Conceived in 1990 by Mathis Wackernagel and William Rees at the University of British Columbia, the Ecological Footprint is now in wide use by scientists, businesses, governments, individuals, and institutions to monitor ecological resource use and advance sustainable development.

The Ecological Footprint - the metric that allows us to calculate human pressure on the planet. It compares human demand with planet Earth's ecological capacity to regenerate. If everyone lived the lifestyle of the average American we would need 5 planets.

The Ecological Footprint has emerged as the world’s premier measure of humanity’s demand on nature. It measures how much land and water area a human population requires to produce the resource it consumes and to absorb its wastes, using prevailing technology.

The Ecological Footprint, in its most basic form, is calculated by the following equation:

EF = YANNUAL/DANNUAL

where D is the annual demand of a product and

Y - the annual yield of the same product.

Yield is expressed in global hectares.

Ecological footprint of consumption

The Ecological Footprint of consumption for a given country measures the biocapacity demanded by the final consumption of all the residents of the country.

This includes their household consumption as well as their collective consumption, such as schools, roads, etc., which serve the household, but may not be directly paid for by the households.

Ecological footprint of production

In contrast, a country’s primary production Ecological Footprint is the sum of the Footprints for all resources harvested and all waste generated within the country’s geographical borders.

This includes all the area within a country necessary for the actual harvest of primary products (cropland, grazing land, forest land, and fishing grounds), the country’s infrastructure and hydropower, and the area needed to absorb fossil fuel CO2 emissions generated within the country (carbon Footprint).

The difference between the production and consumption Footprint is trade, shown by the following equation:

EFC = EFP +EFI − EFE

where EFC is the Ecological Footprint of consumption,

EFP - the Ecological Footprint of production, and

EFI - the Footprints of imported and EFE - exported commodity flows, respectively.

World footprint

The world-average ecological footprint in 2007 was 2.7 global hectares per person (18.0 billion in total).

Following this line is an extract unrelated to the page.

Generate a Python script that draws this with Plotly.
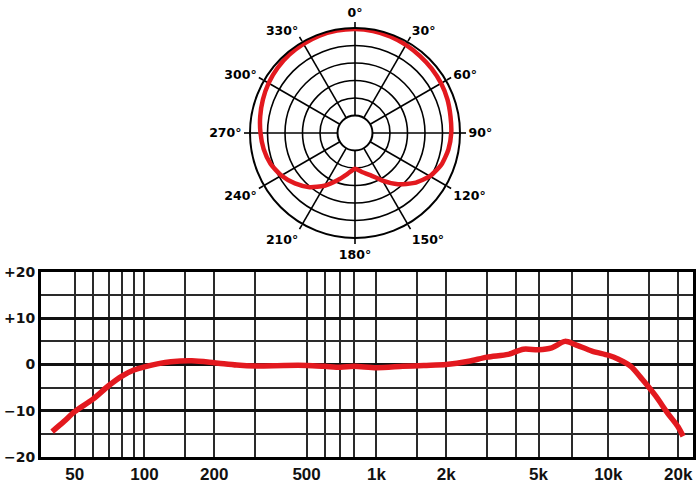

With a world-average biocapacity of 1.8 global hectares per person (12 billion in total), this leads to an ecological deficit of 0.9 global hectares per person (6 billion in total).

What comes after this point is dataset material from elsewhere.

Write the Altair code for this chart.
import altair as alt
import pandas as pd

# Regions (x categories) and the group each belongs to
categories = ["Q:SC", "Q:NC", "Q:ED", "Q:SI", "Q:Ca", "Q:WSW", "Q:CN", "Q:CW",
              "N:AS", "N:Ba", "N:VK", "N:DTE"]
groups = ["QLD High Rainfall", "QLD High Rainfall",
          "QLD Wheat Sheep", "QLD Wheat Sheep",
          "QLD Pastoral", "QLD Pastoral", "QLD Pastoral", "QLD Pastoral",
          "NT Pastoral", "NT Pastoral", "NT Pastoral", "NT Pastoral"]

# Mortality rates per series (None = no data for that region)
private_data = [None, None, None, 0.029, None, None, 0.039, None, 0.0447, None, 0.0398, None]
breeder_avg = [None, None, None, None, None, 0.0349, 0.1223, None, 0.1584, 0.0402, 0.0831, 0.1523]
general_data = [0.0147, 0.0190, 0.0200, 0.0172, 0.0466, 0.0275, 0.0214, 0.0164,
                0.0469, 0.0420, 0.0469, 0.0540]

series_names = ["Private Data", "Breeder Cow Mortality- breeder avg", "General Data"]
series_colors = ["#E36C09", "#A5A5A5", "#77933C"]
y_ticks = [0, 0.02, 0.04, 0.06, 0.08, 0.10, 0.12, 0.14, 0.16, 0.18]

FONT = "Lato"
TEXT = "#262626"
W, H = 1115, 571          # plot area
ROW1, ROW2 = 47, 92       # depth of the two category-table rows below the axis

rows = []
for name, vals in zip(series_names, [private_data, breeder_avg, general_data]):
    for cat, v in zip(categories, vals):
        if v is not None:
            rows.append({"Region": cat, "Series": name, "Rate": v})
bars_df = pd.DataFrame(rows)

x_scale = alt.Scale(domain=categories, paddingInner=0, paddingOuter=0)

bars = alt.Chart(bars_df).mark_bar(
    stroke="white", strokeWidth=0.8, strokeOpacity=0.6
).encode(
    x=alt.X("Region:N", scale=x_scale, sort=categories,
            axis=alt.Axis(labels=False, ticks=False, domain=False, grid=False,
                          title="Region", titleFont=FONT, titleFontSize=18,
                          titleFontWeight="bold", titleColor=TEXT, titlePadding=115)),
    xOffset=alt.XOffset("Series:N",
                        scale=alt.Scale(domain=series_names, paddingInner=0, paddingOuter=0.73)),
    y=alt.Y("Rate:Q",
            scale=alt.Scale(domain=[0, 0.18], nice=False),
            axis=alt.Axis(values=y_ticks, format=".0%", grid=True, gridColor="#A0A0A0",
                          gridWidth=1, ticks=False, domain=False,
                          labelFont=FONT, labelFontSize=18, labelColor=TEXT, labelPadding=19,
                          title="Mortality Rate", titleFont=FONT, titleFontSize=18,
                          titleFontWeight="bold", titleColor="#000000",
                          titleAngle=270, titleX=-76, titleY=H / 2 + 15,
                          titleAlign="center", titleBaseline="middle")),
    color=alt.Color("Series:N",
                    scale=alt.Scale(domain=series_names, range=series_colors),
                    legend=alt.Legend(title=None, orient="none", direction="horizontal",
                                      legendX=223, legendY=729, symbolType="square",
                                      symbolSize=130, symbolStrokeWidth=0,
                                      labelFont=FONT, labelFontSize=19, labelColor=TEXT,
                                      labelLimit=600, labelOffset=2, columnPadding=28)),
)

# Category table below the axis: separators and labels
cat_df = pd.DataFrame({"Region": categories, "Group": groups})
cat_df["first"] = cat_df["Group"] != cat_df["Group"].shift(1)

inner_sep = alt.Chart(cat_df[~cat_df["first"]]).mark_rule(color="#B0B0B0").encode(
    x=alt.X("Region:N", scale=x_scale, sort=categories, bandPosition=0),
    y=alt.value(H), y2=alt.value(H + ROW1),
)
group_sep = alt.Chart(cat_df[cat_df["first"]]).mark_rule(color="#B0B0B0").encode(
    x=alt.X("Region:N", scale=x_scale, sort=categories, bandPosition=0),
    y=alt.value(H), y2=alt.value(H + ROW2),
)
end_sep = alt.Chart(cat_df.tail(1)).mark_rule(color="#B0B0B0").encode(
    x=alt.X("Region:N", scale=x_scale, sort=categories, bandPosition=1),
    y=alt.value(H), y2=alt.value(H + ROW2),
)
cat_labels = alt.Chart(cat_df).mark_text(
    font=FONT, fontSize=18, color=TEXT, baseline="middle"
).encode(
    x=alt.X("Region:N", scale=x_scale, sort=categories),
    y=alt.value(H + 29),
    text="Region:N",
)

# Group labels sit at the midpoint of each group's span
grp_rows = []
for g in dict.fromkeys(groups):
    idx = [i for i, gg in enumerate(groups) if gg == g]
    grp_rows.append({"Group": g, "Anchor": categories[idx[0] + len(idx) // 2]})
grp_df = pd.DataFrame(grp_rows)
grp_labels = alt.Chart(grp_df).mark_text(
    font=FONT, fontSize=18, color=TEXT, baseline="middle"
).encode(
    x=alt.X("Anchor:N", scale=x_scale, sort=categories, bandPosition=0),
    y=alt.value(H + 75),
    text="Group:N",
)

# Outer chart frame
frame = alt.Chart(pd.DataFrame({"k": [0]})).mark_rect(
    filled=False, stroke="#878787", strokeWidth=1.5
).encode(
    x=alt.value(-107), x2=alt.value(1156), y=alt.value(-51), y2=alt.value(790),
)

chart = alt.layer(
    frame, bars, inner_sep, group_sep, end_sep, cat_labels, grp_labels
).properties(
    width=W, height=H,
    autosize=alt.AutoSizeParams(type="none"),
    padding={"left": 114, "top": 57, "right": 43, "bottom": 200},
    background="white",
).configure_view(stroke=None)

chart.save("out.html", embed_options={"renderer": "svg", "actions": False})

If a country does not have enough ecological resources within its own territory, then there is a local ecological deficit and it is called an ecological debtor country. Otherwise, it has an ecological remainder and it is called an ecological creditor country.

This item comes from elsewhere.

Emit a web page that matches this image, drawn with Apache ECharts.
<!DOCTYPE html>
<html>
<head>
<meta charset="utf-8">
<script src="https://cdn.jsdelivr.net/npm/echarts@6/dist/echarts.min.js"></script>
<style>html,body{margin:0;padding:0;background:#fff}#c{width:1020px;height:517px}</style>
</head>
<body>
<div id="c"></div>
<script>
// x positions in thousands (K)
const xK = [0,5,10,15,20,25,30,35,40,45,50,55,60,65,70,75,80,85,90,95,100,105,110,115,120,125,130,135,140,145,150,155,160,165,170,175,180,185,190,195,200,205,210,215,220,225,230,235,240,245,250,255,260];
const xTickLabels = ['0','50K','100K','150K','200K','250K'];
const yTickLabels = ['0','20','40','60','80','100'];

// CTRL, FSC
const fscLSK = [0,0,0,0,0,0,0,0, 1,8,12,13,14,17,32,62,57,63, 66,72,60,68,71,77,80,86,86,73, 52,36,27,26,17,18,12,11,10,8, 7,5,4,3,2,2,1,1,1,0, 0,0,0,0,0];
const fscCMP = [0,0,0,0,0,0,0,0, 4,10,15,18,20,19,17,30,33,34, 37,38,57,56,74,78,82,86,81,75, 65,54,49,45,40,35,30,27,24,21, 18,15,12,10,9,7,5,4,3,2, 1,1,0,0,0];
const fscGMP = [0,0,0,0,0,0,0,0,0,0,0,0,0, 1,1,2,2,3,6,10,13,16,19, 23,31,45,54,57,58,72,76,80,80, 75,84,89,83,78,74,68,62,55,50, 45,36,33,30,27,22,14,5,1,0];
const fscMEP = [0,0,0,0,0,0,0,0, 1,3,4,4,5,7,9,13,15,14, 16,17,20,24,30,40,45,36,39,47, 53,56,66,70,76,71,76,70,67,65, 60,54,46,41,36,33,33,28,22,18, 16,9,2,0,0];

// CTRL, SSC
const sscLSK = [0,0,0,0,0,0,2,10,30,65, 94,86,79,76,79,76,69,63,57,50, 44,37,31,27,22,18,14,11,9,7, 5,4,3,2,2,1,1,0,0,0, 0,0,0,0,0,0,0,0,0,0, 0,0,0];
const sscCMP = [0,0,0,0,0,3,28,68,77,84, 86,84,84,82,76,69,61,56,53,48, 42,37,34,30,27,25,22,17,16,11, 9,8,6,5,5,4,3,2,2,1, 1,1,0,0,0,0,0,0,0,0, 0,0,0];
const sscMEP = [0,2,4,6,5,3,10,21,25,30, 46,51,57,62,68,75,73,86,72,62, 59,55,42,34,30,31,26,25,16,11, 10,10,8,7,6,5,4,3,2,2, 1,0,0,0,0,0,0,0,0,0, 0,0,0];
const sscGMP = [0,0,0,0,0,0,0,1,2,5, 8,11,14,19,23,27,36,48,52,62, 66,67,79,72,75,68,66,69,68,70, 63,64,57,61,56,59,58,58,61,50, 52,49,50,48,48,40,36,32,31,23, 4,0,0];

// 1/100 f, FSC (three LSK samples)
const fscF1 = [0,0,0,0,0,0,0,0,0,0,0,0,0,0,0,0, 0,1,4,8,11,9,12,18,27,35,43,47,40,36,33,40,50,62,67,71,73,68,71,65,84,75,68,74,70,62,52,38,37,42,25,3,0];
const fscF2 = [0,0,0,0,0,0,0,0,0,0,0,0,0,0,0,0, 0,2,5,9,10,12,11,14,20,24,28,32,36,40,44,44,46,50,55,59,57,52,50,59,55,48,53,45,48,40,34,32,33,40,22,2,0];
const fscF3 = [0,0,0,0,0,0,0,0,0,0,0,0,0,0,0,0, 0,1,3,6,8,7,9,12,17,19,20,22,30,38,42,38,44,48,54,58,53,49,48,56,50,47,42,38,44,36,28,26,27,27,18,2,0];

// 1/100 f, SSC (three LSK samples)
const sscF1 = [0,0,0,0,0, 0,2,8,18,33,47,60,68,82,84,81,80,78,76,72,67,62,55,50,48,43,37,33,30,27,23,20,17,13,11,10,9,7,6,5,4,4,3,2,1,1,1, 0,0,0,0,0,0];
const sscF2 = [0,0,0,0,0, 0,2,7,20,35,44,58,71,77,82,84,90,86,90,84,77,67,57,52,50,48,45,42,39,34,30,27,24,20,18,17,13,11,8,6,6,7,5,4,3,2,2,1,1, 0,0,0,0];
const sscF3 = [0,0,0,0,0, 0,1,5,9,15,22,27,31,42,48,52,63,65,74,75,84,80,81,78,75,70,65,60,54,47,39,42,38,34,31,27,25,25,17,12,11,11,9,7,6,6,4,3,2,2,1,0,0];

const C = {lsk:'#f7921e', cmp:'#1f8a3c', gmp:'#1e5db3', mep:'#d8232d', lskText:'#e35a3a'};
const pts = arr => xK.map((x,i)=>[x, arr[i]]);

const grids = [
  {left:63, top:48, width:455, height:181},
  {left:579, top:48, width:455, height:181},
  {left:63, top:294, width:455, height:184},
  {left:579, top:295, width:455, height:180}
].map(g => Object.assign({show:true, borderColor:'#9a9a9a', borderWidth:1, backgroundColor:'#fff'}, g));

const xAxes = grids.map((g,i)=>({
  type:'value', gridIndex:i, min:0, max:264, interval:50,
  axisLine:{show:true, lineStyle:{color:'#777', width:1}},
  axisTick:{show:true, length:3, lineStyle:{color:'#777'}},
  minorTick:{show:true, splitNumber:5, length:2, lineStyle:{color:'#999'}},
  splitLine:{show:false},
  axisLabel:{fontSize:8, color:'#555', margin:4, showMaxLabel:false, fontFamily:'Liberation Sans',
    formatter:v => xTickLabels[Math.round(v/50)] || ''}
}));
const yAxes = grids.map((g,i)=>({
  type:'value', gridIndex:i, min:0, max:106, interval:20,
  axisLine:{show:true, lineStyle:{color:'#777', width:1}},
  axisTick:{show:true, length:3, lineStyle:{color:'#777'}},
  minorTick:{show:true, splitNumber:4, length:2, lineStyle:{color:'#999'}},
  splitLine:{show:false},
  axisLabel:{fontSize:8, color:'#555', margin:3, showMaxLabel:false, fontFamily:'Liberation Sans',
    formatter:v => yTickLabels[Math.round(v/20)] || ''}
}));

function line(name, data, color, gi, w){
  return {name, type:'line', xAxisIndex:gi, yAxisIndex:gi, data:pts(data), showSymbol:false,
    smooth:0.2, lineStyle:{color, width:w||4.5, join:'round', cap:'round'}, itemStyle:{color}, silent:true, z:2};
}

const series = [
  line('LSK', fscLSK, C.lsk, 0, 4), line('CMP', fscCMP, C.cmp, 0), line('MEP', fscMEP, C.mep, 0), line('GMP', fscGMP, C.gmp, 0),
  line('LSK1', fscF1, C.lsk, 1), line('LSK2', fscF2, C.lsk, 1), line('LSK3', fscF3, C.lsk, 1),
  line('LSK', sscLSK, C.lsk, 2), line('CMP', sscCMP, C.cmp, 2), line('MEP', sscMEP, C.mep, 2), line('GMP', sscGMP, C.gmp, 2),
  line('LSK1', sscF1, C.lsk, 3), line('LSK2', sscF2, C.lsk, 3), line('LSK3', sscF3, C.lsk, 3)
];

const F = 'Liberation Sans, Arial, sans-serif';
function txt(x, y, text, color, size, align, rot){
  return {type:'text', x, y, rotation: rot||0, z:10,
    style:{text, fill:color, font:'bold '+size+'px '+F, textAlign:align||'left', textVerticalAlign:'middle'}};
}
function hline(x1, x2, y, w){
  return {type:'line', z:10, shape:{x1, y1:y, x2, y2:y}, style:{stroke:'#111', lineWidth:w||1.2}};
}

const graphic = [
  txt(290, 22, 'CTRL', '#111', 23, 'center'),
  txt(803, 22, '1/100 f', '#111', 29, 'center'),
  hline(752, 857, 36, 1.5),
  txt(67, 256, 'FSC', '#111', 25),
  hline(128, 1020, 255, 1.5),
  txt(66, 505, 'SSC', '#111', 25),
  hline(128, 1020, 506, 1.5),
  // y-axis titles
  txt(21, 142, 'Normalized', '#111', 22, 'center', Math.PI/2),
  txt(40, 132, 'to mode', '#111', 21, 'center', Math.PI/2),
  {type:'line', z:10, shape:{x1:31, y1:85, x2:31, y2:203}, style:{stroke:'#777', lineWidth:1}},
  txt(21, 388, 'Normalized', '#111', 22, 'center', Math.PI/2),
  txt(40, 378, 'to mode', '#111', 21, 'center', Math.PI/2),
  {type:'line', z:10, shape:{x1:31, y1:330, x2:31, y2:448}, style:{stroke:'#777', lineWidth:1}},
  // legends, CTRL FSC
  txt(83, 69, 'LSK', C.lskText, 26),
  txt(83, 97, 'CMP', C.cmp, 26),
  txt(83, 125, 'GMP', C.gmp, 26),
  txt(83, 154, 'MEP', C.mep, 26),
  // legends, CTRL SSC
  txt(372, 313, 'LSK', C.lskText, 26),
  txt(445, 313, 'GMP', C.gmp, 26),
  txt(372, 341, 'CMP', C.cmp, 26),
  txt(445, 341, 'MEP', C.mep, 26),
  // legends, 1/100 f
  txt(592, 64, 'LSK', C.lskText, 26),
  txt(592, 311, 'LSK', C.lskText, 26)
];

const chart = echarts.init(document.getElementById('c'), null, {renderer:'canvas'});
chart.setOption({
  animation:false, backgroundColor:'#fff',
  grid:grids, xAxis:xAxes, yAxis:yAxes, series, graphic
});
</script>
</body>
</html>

Today humanity uses the equivalent of 1.5 planets to provide the resources we use and absorb our waste. This means it now takes the Earth one year and six months to regenerate what we use in a year.



Moderate UN scenarios suggest that if current population and consumption trends continue, by the 2030s, we will need the equivalent of two Earths to support us. And of course, we only have one.

Turning resources into waste faster than waste can be turned back into resources puts us in global ecological overshoot, depleting the very resources on which human life and biodiversity depend.